• _Short problem_:
Leave the pictures out and quote every line from the start of the listing to the line with "x = np.arange(-12, 12.5, 0.5)", inclusive.
********
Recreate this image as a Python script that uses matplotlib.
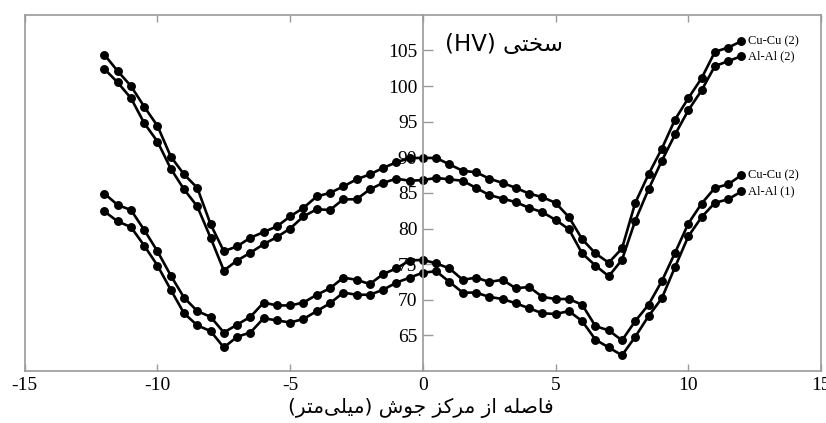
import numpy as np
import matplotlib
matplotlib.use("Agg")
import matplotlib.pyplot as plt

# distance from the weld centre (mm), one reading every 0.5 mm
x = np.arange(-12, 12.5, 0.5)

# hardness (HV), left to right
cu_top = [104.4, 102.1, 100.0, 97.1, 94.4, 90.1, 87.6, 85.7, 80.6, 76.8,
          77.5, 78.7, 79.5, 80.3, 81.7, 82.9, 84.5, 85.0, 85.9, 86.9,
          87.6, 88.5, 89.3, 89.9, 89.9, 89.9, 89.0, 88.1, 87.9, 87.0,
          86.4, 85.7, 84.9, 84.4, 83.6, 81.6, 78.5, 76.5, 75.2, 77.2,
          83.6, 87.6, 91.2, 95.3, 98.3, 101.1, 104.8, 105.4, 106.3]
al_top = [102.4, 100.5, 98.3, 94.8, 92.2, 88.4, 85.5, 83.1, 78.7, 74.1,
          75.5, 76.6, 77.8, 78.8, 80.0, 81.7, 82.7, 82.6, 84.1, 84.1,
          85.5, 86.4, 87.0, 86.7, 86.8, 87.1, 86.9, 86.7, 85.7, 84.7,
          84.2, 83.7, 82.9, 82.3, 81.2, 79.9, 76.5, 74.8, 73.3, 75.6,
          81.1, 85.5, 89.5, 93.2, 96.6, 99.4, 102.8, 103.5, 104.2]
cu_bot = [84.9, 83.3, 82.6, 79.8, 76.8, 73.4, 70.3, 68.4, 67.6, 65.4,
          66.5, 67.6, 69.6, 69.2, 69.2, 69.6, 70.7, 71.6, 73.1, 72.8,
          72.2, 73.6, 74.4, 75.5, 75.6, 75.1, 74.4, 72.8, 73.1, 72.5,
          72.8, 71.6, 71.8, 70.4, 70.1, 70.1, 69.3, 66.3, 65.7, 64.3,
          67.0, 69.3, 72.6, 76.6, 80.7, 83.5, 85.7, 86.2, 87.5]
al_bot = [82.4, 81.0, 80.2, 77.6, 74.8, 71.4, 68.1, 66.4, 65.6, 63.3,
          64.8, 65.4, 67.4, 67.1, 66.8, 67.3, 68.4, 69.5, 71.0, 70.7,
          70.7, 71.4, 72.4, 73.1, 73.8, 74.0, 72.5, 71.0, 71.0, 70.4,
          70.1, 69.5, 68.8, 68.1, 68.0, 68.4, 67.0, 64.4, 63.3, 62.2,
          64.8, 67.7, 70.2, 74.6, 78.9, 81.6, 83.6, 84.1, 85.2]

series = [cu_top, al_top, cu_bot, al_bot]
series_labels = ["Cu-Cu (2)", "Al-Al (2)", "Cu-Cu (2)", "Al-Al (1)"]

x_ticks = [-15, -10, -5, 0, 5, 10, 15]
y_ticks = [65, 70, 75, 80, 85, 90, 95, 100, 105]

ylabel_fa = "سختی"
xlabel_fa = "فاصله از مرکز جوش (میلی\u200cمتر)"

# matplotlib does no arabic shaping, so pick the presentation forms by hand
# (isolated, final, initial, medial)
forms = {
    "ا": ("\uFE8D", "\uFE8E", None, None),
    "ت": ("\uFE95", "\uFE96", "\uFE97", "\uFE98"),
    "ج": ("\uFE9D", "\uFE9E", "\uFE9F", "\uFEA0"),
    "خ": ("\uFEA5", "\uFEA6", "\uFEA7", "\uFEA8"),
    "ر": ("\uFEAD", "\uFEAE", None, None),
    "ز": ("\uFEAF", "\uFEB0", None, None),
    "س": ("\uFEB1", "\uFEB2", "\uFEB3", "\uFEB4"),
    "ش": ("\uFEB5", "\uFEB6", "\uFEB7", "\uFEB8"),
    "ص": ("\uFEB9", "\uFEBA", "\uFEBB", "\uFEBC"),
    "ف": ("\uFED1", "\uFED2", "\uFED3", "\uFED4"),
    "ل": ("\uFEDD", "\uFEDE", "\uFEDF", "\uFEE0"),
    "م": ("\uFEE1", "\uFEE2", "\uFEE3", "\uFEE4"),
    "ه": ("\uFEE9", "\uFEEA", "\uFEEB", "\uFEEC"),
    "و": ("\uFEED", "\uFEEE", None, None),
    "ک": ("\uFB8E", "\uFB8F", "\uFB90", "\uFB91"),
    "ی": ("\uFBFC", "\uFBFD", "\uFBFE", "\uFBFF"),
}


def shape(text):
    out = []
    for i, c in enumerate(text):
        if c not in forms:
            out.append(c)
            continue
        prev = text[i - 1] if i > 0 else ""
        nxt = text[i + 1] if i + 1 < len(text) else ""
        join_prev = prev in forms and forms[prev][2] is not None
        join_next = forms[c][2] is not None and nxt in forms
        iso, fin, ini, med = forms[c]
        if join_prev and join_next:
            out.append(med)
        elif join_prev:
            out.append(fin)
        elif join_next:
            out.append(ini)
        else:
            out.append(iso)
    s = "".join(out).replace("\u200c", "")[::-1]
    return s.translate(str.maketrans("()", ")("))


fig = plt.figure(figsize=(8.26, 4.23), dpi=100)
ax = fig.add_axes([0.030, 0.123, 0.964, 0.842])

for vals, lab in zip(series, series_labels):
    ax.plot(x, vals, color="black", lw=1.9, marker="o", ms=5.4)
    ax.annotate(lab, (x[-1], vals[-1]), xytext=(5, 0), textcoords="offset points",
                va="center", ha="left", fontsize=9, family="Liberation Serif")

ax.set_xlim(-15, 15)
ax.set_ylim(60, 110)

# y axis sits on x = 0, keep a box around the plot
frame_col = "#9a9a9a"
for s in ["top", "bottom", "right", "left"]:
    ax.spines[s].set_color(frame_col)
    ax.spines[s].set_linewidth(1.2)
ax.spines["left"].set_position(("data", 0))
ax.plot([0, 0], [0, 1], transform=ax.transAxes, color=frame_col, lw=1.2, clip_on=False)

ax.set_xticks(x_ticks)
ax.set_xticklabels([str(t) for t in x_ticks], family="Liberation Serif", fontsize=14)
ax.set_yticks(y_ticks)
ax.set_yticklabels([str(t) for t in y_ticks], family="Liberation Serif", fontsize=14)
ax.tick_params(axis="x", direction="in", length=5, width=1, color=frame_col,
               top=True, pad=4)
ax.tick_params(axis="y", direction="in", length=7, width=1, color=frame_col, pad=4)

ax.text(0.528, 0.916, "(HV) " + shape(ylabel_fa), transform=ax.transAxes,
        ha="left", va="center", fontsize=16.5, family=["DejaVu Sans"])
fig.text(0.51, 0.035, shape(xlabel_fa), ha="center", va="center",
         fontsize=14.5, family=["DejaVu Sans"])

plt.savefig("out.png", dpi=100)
********
• _Response_:
Recreate this image as a Python script that uses matplotlib.
import numpy as np
import matplotlib
matplotlib.use("Agg")
import matplotlib.pyplot as plt

# distance from the weld centre (mm), one reading every 0.5 mm
x = np.arange(-12, 12.5, 0.5)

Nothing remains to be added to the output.